Italian ace Simone Moro will be returning to make his third attempt of the peak possibly along with his Manaslu-2015 partner Tamara Lunger. The duo has remained tight-lipped about the revelation of their plans and the final announcement of their itinerary is still waited anxiously by mountaineering enthusiasts all over the world.
“In about a month and a half, we’re leaving for another winter experience in Pakistan. There will be time to talk about the where, how and on what mountains we go”. Said Simone on his Facebook page.
Another winter-weathered expedition comprising of Spaniard Alex Txikon, Italian Daniele Nardi and Ferran Latorre and Pole Janusz Golab will be making an attempt for the peak with Pakistani high altitude mountaineer Ali Sadpara. The team has already announced their plans of taking the Kinshofer Route from the Diamir side.

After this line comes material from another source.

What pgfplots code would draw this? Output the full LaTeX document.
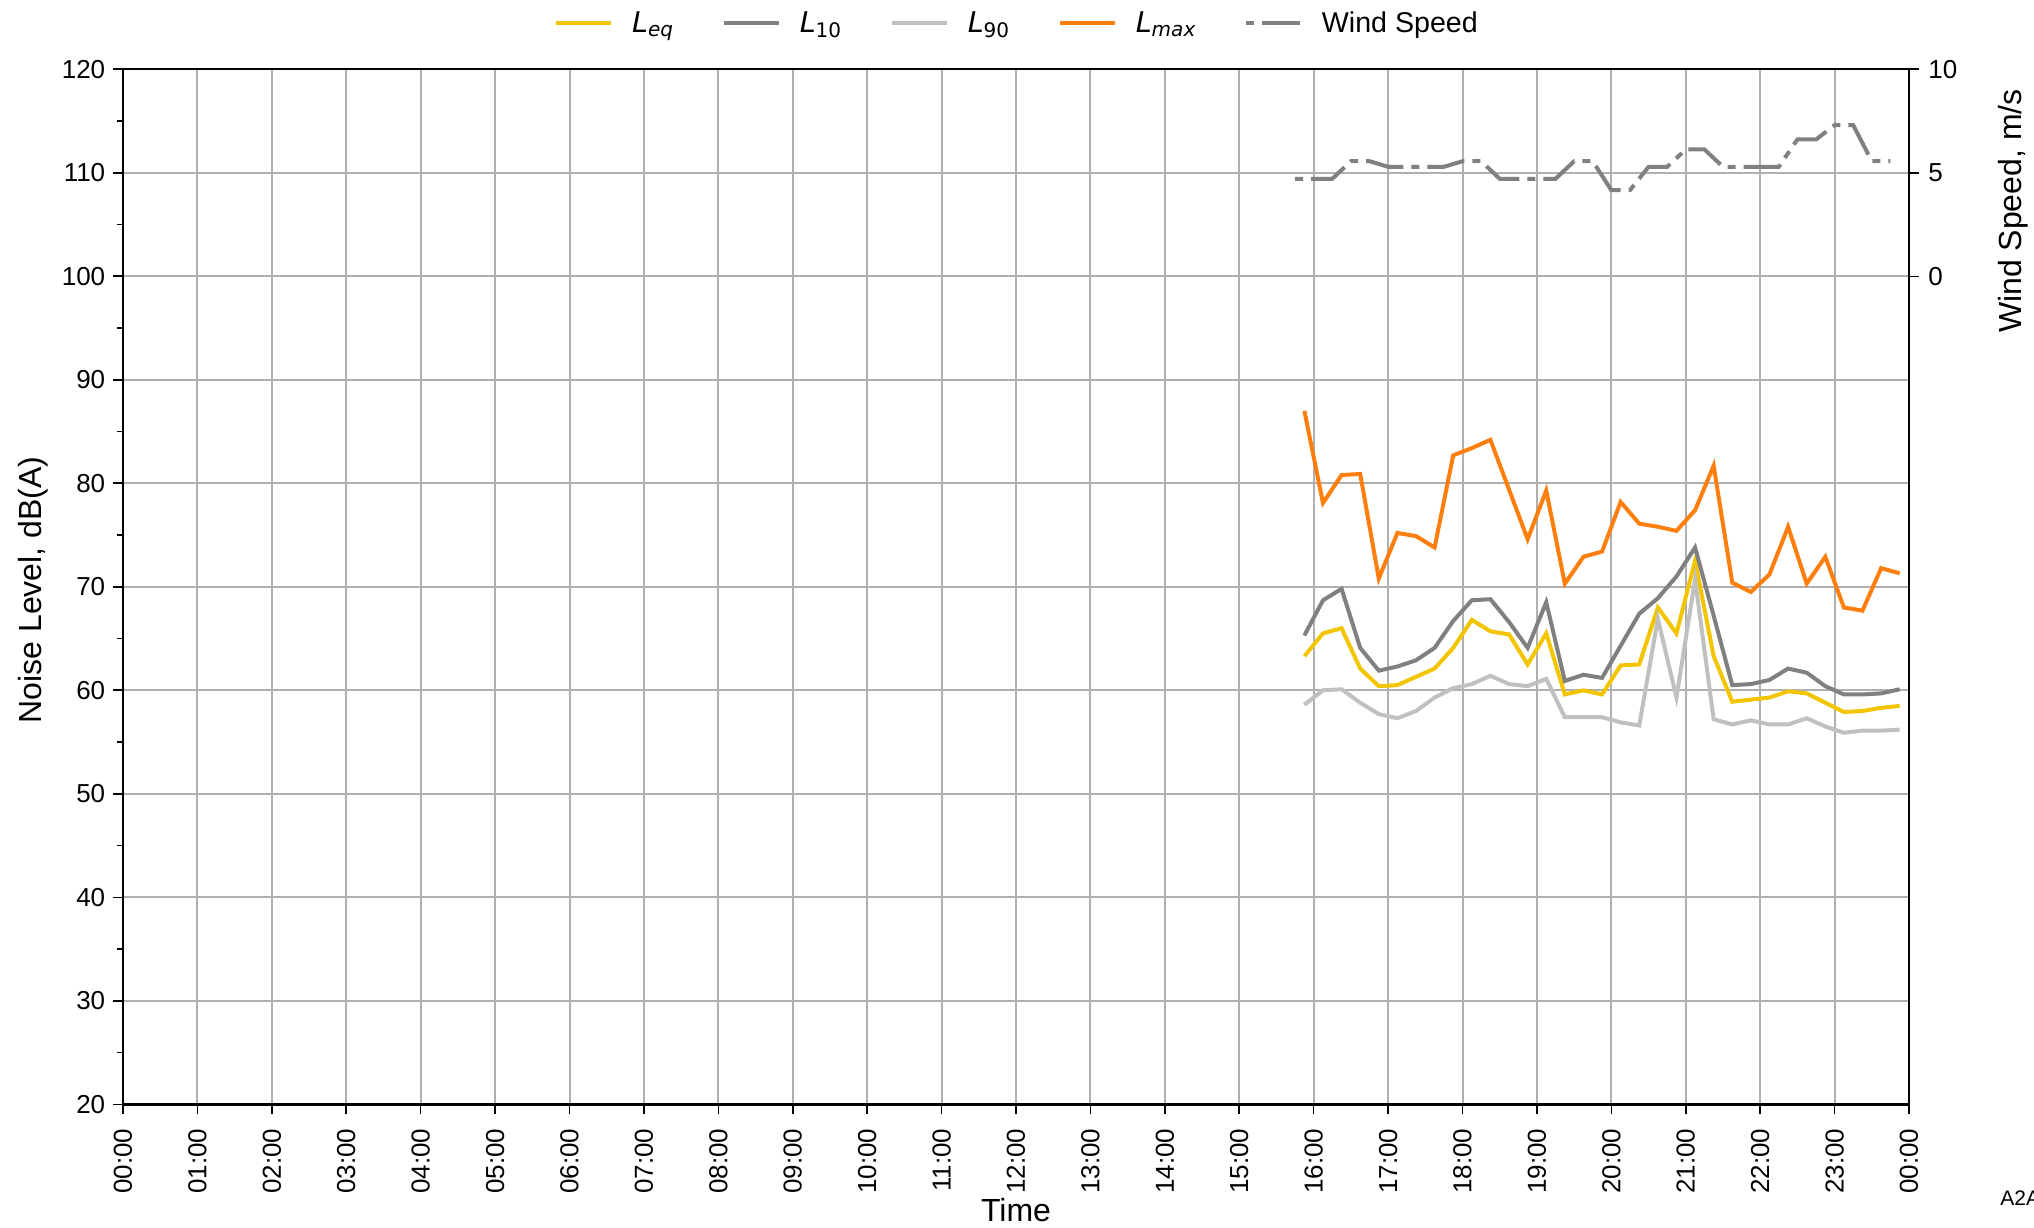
\documentclass[border=0pt]{standalone}
\usepackage{fontspec}
\setmainfont{Liberation Sans}
\newfontfamily\dejavu{DejaVu Sans}
\usepackage{pgfplots}
\usepackage{pgfplotstable}
\pgfplotsset{compat=1.18}
\definecolor{cLeq}{HTML}{F2C500}
\definecolor{cLten}{HTML}{808080}
\definecolor{cLninety}{HTML}{C0C0C0}
\definecolor{cLmax}{HTML}{FF7F0E}
\definecolor{cWind}{HTML}{808080}
\definecolor{cGrid}{HTML}{B0B0B0}

\pgfplotstableread{
t Leq L10 L90 Lmax
15.875 63.3 65.3 58.6 87.0
16.125 65.5 68.7 60.0 78.1
16.375 66.0 69.8 60.1 80.8
16.625 62.1 64.1 58.8 80.9
16.875 60.4 61.9 57.7 70.8
17.125 60.5 62.3 57.3 75.2
17.375 61.3 62.9 58.0 74.9
17.625 62.1 64.1 59.3 73.8
17.875 64.1 66.7 60.2 82.7
18.125 66.8 68.7 60.6 83.4
18.375 65.7 68.8 61.4 84.2
18.625 65.4 66.6 60.6 79.4
18.875 62.5 64.1 60.4 74.6
19.125 65.5 68.5 61.1 79.3
19.375 59.6 60.9 57.4 70.3
19.625 60.0 61.5 57.4 72.9
19.875 59.6 61.2 57.4 73.4
20.125 62.4 64.3 56.9 78.2
20.375 62.5 67.4 56.6 76.1
20.625 68.0 68.9 66.9 75.8
20.875 65.5 71.0 59.3 75.4
21.125 72.5 73.8 70.7 77.4
21.375 63.3 67.2 57.2 81.7
21.625 58.9 60.5 56.7 70.4
21.875 59.1 60.6 57.1 69.5
22.125 59.3 61.0 56.7 71.2
22.375 59.9 62.1 56.7 75.8
22.625 59.7 61.7 57.3 70.3
22.875 58.8 60.4 56.5 72.9
23.125 57.9 59.6 55.9 68.0
23.375 58.0 59.6 56.1 67.7
23.625 58.3 59.7 56.1 71.8
23.875 58.5 60.1 56.2 71.3
}\noisedata

\pgfplotstableread{
t ws
15.75 4.71
16.00 4.71
16.25 4.71
16.50 5.56
16.75 5.56
17.00 5.29
17.25 5.29
17.50 5.29
17.75 5.29
18.00 5.56
18.25 5.56
18.50 4.71
18.75 4.71
19.00 4.71
19.25 4.71
19.50 5.56
19.75 5.56
20.00 4.16
20.25 4.16
20.50 5.29
20.75 5.29
21.00 6.13
21.25 6.13
21.50 5.29
21.75 5.29
22.00 5.29
22.25 5.29
22.50 6.61
22.75 6.61
23.00 7.30
23.25 7.30
23.50 5.56
23.75 5.56
}\winddata

\begin{document}
\begin{tikzpicture}
\path[use as bounding box] (0,0) rectangle (1017pt,613.5pt);
\pgfplotsset{
  common/.style={
    at={(61.5pt,61.35pt)}, anchor=south west,
    scale only axis, width=893pt, height=517.5pt,
    xmin=0, xmax=24,
    tick align=outside,
    major tick length=5pt, minor tick length=3pt,
    every tick/.style={black, line width=0.8pt},
    axis line style={line width=1.2pt},
    /pgf/number format/assume math mode=true,
    yticklabel style={font=\fontsize{13}{15}\selectfont, inner sep=0pt},
    label style={font=\fontsize{16}{19}\selectfont},
  }
}
\begin{axis}[
  common,
  ymin=20, ymax=120,
  xtick={0,1,...,24},
  xticklabels={00:00,01:00,02:00,03:00,04:00,05:00,06:00,07:00,08:00,09:00,10:00,11:00,12:00,13:00,14:00,15:00,16:00,17:00,18:00,19:00,20:00,21:00,22:00,23:00,00:00},
  xticklabel style={rotate=90, anchor=east, font=\fontsize{13}{15}\selectfont, inner sep=0pt},
  xticklabel shift=7pt,
  ytick={20,30,...,120},
  minor ytick={25,35,...,115},
  yticklabel shift=3.7pt,
  xtick pos=bottom, ytick pos=left,
  grid=major,
  major grid style={cGrid, line width=1pt},
  xlabel={Time},
  ylabel={Noise Level, dB(A)},
  xlabel style={at={(rel axis cs:0.5,-0.102)}, anchor=center},
  ylabel style={at={(rel axis cs:-0.050,0.497)}, anchor=center},
  legend columns=5,
  legend image code/.code={\draw[#1] (0pt,0pt) -- (27.5pt,0pt);},
  legend style={draw=none, fill=none, at={(0.5,1)}, anchor=center, yshift=23pt,
    font=\fontsize{14.3}{17}\selectfont,
    nodes={inner xsep=0pt, inner ysep=1pt},
    /tikz/every odd column/.append style={column sep=9.5pt},
    /tikz/every even column/.append style={column sep=23.8pt}},
]
\addplot[cLeq, line width=2pt] table[x=t, y=Leq] {\noisedata};
\addlegendentry{{\dejavu\itshape L}\textsubscript{\dejavu\itshape eq}}
\addplot[cLten, line width=2pt] table[x=t, y=L10] {\noisedata};
\addlegendentry{{\dejavu\itshape L}\textsubscript{\dejavu 10}}
\addplot[cLninety, line width=2pt] table[x=t, y=L90] {\noisedata};
\addlegendentry{{\dejavu\itshape L}\textsubscript{\dejavu 90}}
\addplot[cLmax, line width=2pt] table[x=t, y=Lmax] {\noisedata};
\addlegendentry{{\dejavu\itshape L}\textsubscript{\dejavu\itshape max}}
\addlegendimage{cWind, line width=2pt, dash pattern=on 4pt off 4pt on 19pt off 4pt}
\addlegendentry{Wind Speed}
\end{axis}
\begin{axis}[
  common,
  ymin=-40, ymax=10,
  axis x line=none, axis y line*=right,
  ytick={0,5,10},
  yticklabel shift=4.5pt,
  ylabel={Wind Speed, m/s},
  ylabel style={at={(rel axis cs:1.0586,0.863)}, anchor=center},
]
\addplot[cWind, line width=2pt, dash pattern=on 4pt off 4pt on 19pt off 4pt] table[x=t, y=ws] {\winddata};
\end{axis}
\node[anchor=base west, font=\fontsize{10.5}{12}\selectfont, inner sep=0pt] at (1000pt,11pt) {A2A};
\end{tikzpicture}
\end{document}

“Just want to confirm we’ll go for Nanga Parbat (8.126m) in late December. The team this time: Ferran Latorre, Daniele Nardi, Ali ‘Sadpara’, Janusz Golab and me. Will again face the challenge following the Kinshofer Route in the Diamir Side. Thank you!” Alex mentioned on his Facebook page.
Tomek will be bustling with Nanga experience as he plans to make his sixth attempt of the ninth highest mountain along with compatriot Elizabeth who is also one of the most experienced female winter mountaineers in the world. This will Elizabeth’s third attempt for the peak on the Killer Mountain.
While Tomek, on the other hand, is the only human to have crossed/reached the 7000 meter threshold on Nanga in winters three consecutive times. His perseverance on Nanga parbat knows no bounds.
Northern areas of Pakistan were recently hit by a devastating 8.1 earthquake triggering widespread destruction in the country. The quake was preceded by heavy rain and snowfall in the northern regions increasing the possibility of harsh winters ahead.